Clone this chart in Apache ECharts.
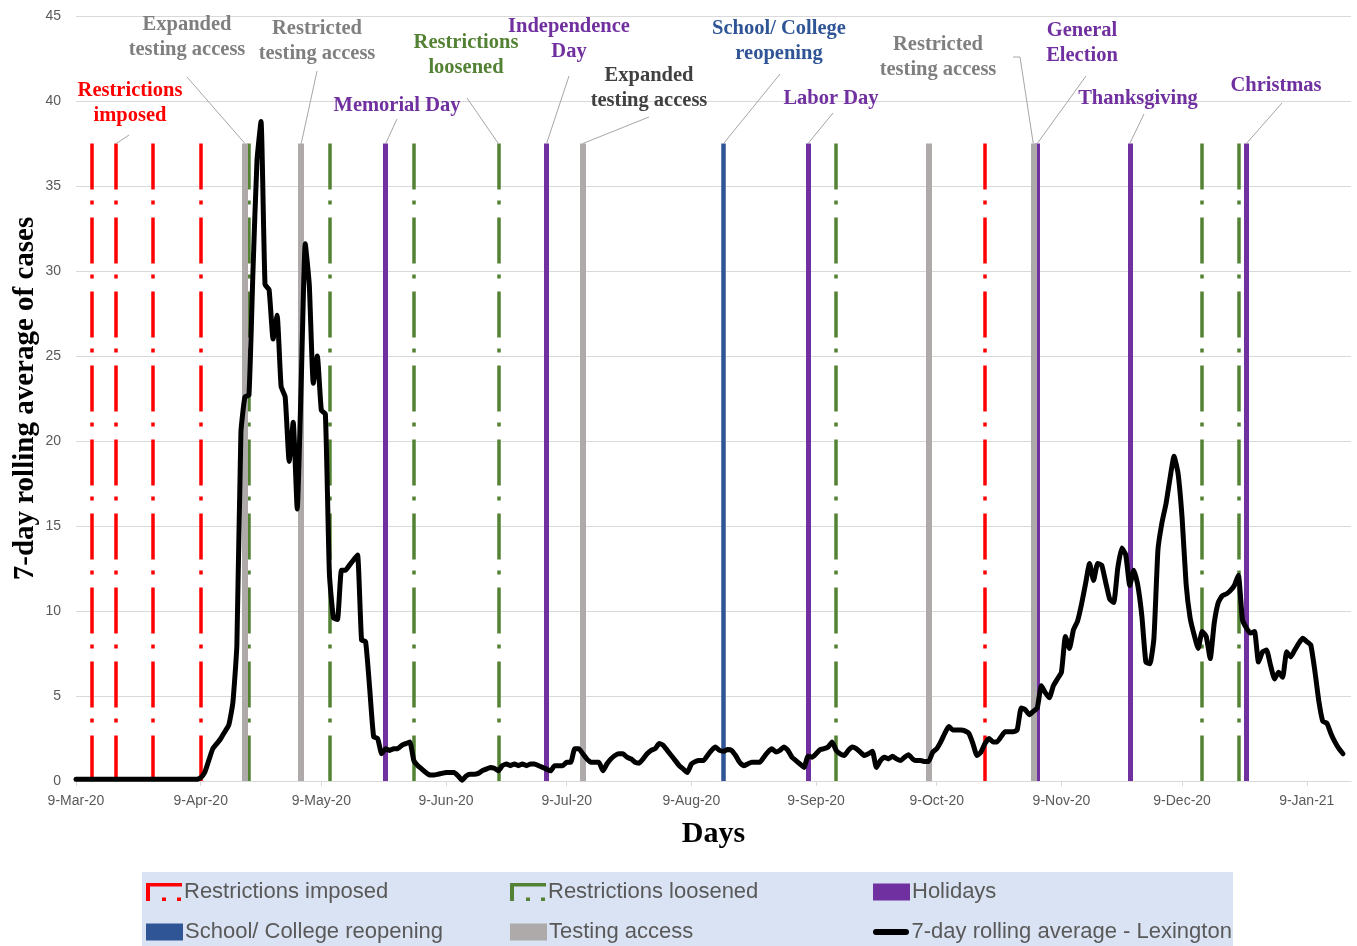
<!DOCTYPE html>
<html><head><meta charset="utf-8">
<script src="https://cdn.jsdelivr.net/npm/echarts@6/dist/echarts.min.js"></script>
<style>html,body{margin:0;padding:0;background:#fff}#c{width:1357px;height:946px}</style>
</head><body><div id="c"></div>
<script>
// ---------------- data ----------------
const startDate = '2020-03-09';
const dayCount = 318; // 9-Mar-20 .. 20-Jan-21
const monthNames = ['Jan','Feb','Mar','Apr','May','Jun','Jul','Aug','Sep','Oct','Nov','Dec'];
const yTicks = [0, 5, 10, 15, 20, 25, 30, 35, 40, 45];

// 7-day rolling average, one value per day from 9-Mar-20
const rollingAvg = [
  0.1,0.1,0.1,0.1,0.1,0.1,0.1,0.1,0.1,0.1,
  0.1,0.1,0.1,0.1,0.1,0.1,0.1,0.1,0.1,0.1,
  0.1,0.1,0.1,0.1,0.1,0.1,0.1,0.1,0.1,0.1,
  0.1,0.2,0.5,1.2,1.9,2.2,2.5,2.9,3.3,4.6,
  8.0,20.5,22.6,22.7,30.0,36.5,38.8,29.2,28.9,26.0,
  27.4,23.2,22.6,18.8,21.1,16.0,23.5,31.6,29.2,23.4,
  25.0,21.8,21.6,12.2,9.6,9.5,12.4,12.4,12.7,13.0,
  13.3,8.3,8.2,5.5,2.6,2.5,1.6,1.9,1.8,1.9,
  1.9,2.1,2.2,2.3,1.2,0.9,0.7,0.5,0.35,0.35,
  0.4,0.45,0.5,0.5,0.5,0.3,0.05,0.3,0.4,0.4,
  0.45,0.6,0.7,0.8,0.75,0.6,0.9,1.0,0.9,1.0,
  0.9,1.0,0.9,1.0,1.0,0.9,0.8,0.7,0.6,0.9,
  0.9,0.9,1.1,1.1,1.9,1.9,1.6,1.3,1.1,1.1,
  1.1,0.6,1.0,1.3,1.5,1.6,1.6,1.4,1.3,1.1,
  1.05,1.3,1.6,1.8,1.9,2.2,2.1,1.8,1.5,1.2,
  0.9,0.7,0.5,1.0,1.15,1.2,1.2,1.5,1.8,2.0,
  1.8,1.75,1.85,1.8,1.5,1.1,0.9,1.0,1.1,1.1,
  1.1,1.4,1.7,1.9,1.7,1.8,2.0,1.8,1.4,1.2,
  1.0,0.8,1.45,1.4,1.6,1.85,1.9,2.0,2.3,1.8,
  1.6,1.5,1.8,2.0,1.9,1.7,1.5,1.6,1.75,0.8,
  1.2,1.4,1.3,1.45,1.3,1.2,1.4,1.55,1.3,1.2,
  1.2,1.15,1.15,1.7,1.9,2.3,2.8,3.2,3.0,3.0,
  3.0,2.95,2.8,2.2,1.5,1.7,2.2,2.5,2.3,2.3,
  2.6,2.9,2.9,2.9,3.0,4.3,4.2,3.9,4.1,4.3,
  5.6,5.2,4.9,5.6,6.0,6.4,8.5,7.8,8.9,9.4,
  10.4,11.6,12.8,11.8,12.8,12.7,11.7,10.7,10.5,12.5,
  13.7,13.3,11.5,12.4,11.5,9.7,7.0,6.9,8.4,13.6,
  15.2,16.3,17.8,19.1,18.1,15.5,11.6,9.6,8.6,7.8,
  8.8,8.5,7.2,9.3,10.5,10.9,11.0,11.2,11.5,12.1,
  9.5,9.0,8.7,8.8,7.0,7.6,7.7,6.8,6.0,6.4,
  6.1,7.6,7.3,7.7,8.1,8.4,8.2,8.0,6.5,4.7,
  3.5,3.4,2.8,2.3,1.9,1.6
];

const restrictionsImposed = ['2020-03-13','2020-03-19','2020-03-28','2020-04-09','2020-10-21'];
const restrictionsLoosened = ['2020-04-21','2020-05-11','2020-06-01','2020-06-22','2020-09-14','2020-12-14','2020-12-23'];
const holidays = ['2020-05-25','2020-07-04','2020-09-07','2020-11-03','2020-11-26','2020-12-25'];
const schoolReopening = ['2020-08-17'];
const testingAccess = ['2020-04-20','2020-05-04','2020-07-13','2020-10-07','2020-11-02'];
const eventLineTop = 37.5;

const seriesNames = ['Restrictions imposed','Restrictions loosened','Holidays','School/ College reopening','Testing access','7-day rolling average - Lexington'];

// ---------------- build ----------------
const dates = [];
{
  const p = startDate.split('-').map(Number);
  const t0 = Date.UTC(p[0], p[1]-1, p[2]);
  for (let i = 0; i < dayCount; i++) {
    const d = new Date(t0 + i*86400000);
    dates.push(d.toISOString().slice(0,10));
  }
}
function fmtDate(s){
  const p = s.split('-');
  return (+p[2]) + '-' + monthNames[(+p[1])-1] + '-' + p[0].slice(2);
}
const isTickDay = (idx, val) => (val || dates[idx]).slice(8,10) === '09';

function vlines(list){
  return list.map(d => [{xAxis: d, yAxis: eventLineTop}, {xAxis: d, yAxis: 0}]);
}
function markSeries(name, list, color, width, type){
  return {
    name, type:'line', data:[], z:2,
    itemStyle:{color}, lineStyle:{color},
    markLine:{
      silent:true, symbol:['none','none'], label:{show:false},
      lineStyle:{color, width, type, cap:'butt', opacity:1},
      emphasis:{disabled:true},
      animation:false,
      data: vlines(list)
    }
  };
}

const chart = echarts.init(document.getElementById('c'), null, {renderer:'canvas'});

const dashDot = [46, 11, 4, 13];
const bracketIcon = 'path://M0,0H36V3.5H4V18H0Z M16,14.5H20V18H16Z M31,14.5H35V18H31Z';
const lineIcon = 'path://M3,0H33A3,3 0 0 1 33,6H3A3,3 0 0 1 3,0Z';

const legendPos = [[146,881],[510,881],[873,881],[146,921],[510,921],[873,921]];
const legendIcons = [bracketIcon, bracketIcon, 'rect', 'rect', 'rect', lineIcon];
const legendColors = ['#ff0000','#548235','#7030a0','#2f5597','#aeaaaa','#000000'];
const legends = seriesNames.map((n,i)=>({
  data:[{name:n, icon:legendIcons[i], itemStyle:{color:legendColors[i]}}],
  left:legendPos[i][0], top: legendPos[i][1],
  padding:0, itemWidth: i<2 ? 36 : 37, itemHeight: i===5 ? 6 : (i<2 ? 18 : 17),
  selectedMode:false,
  textStyle:{fontSize:22, color:'#595959', fontFamily:'Liberation Sans', padding:[0,0,0,-3]}
}));

const option = {
  animation:false,
  backgroundColor:'#ffffff',
  grid:{left:76, right:6, top:16, bottom:165, containLabel:false, outerBoundsMode:'none'},
  legend: legends,
  xAxis:{
    type:'category', data:dates, boundaryGap:false,
    name:'Days', nameLocation:'middle', nameGap:38, nameMoveOverlap:false,
    nameTextStyle:{fontFamily:'Liberation Serif', fontWeight:'bold', fontSize:30, color:'#000'},
    axisLine:{lineStyle:{color:'#d9d9d9', width:1}},
    axisTick:{show:true, interval:isTickDay, length:5, lineStyle:{color:'#d9d9d9'}},
    axisLabel:{interval:isTickDay, formatter:v=>fmtDate(v), color:'#595959', fontSize:14, fontFamily:'Liberation Sans', margin:13},
    splitLine:{show:false}
  },
  yAxis:{
    type:'value', min:yTicks[0], max:yTicks[yTicks.length-1], interval:yTicks[1]-yTicks[0],
    name:'7-day rolling average of cases', nameLocation:'middle', nameGap:36, nameMoveOverlap:false,
    nameTextStyle:{fontFamily:'Liberation Serif', fontWeight:'bold', fontSize:29, color:'#000'},
    axisLine:{show:false}, axisTick:{show:false},
    axisLabel:{color:'#595959', fontSize:14, fontFamily:'Liberation Sans', margin:15},
    splitLine:{lineStyle:{color:'#d9d9d9', width:1}}
  },
  series:[
    markSeries(seriesNames[0], restrictionsImposed, '#ff0000', 3.5, dashDot),
    markSeries(seriesNames[1], restrictionsLoosened, '#548235', 3.5, dashDot),
    markSeries(seriesNames[2], holidays, '#7030a0', 5, 'solid'),
    markSeries(seriesNames[3], schoolReopening, '#2f5597', 4.5, 'solid'),
    markSeries(seriesNames[4], testingAccess, '#aeaaaa', 6, 'solid'),
    {
      name: seriesNames[5], type:'line', data:rollingAvg, z:5,
      showSymbol:false, symbol:'none', smooth:0.15,
      itemStyle:{color:'#000'},
      lineStyle:{color:'#000', width:5, join:'round', cap:'round'},
      emphasis:{disabled:true}
    }
  ]
};
chart.setOption(option);

// ---------------- annotations (layout) ----------------
const annotations = [
  {lines:['Restrictions','imposed'], x:130, y:91, color:'#ff0000', from:[[129,135]], target:restrictionsImposed[1]},
  {lines:['Expanded','testing access'], x:187, y:25, color:'#7f7f7f', from:[[187,77]], target:testingAccess[0]},
  {lines:['Restricted','testing access'], x:317, y:29, color:'#7f7f7f', from:[[317,71]], target:testingAccess[1]},
  {lines:['Memorial Day'], x:397, y:106, color:'#7030a0', from:[[397,119]], target:holidays[0]},
  {lines:['Restrictions','loosened'], x:466, y:43, color:'#548235', from:[[467,98]], target:restrictionsLoosened[3]},
  {lines:['Independence','Day'], x:569, y:27, color:'#7030a0', from:[[569,76]], target:holidays[1]},
  {lines:['Expanded','testing access'], x:649, y:76, color:'#404040', from:[[649,117]], target:testingAccess[2]},
  {lines:['School/ College','reopening'], x:779, y:29, color:'#2f5597', from:[[780,74]], target:schoolReopening[0]},
  {lines:['Labor Day'], x:831, y:99, color:'#7030a0', from:[[833,113]], target:holidays[2]},
  {lines:['Restricted','testing access'], x:938, y:45, color:'#7f7f7f', from:[[1013,57],[1020,57]], target:testingAccess[4]},
  {lines:['General','Election'], x:1082, y:31, color:'#7030a0', from:[[1086,76]], target:holidays[3]},
  {lines:['Thanksgiving'], x:1138, y:99, color:'#7030a0', from:[[1144,114]], target:holidays[4]},
  {lines:['Christmas'], x:1276, y:86, color:'#7030a0', from:[[1282,103]], target:holidays[5]}
];
const graphics = [
  {type:'rect', shape:{x:142, y:872, width:1091, height:80}, style:{fill:'#dae3f3'}, z:-10, silent:true}
];
annotations.forEach(a=>{
  a.lines.forEach((t,i)=>{
    graphics.push({type:'text', silent:true, z:10, style:{
      text:t, x:a.x, y:a.y + i*24.5, align:'center', verticalAlign:'middle',
      fill:a.color, font:'bold 20.5px "Liberation Serif", serif'
    }});
  });
  const tgt = chart.convertToPixel({gridIndex:0}, [dates.indexOf(a.target), eventLineTop]);
  const pts = a.from.concat([[tgt[0], tgt[1]]]);
  graphics.push({type:'polyline', silent:true, z:9, shape:{points:pts}, style:{stroke:'#a6a6a6', lineWidth:1, fill:null}});
});
chart.setOption({graphic: graphics});
</script></body></html>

..........

Pictures are excluded; extract exactly the lines from the start of the data through the line that holds "35, 40, 45];", both ends included.

Clone this chart in Apache ECharts.
<!DOCTYPE html>
<html><head><meta charset="utf-8">
<script src="https://cdn.jsdelivr.net/npm/echarts@6/dist/echarts.min.js"></script>
<style>html,body{margin:0;padding:0;background:#fff}#c{width:1357px;height:946px}</style>
</head><body><div id="c"></div>
<script>
// ---------------- data ----------------
const startDate = '2020-03-09';
const dayCount = 318; // 9-Mar-20 .. 20-Jan-21
const monthNames = ['Jan','Feb','Mar','Apr','May','Jun','Jul','Aug','Sep','Oct','Nov','Dec'];
const yTicks = [0, 5, 10, 15, 20, 25, 30, 35, 40, 45];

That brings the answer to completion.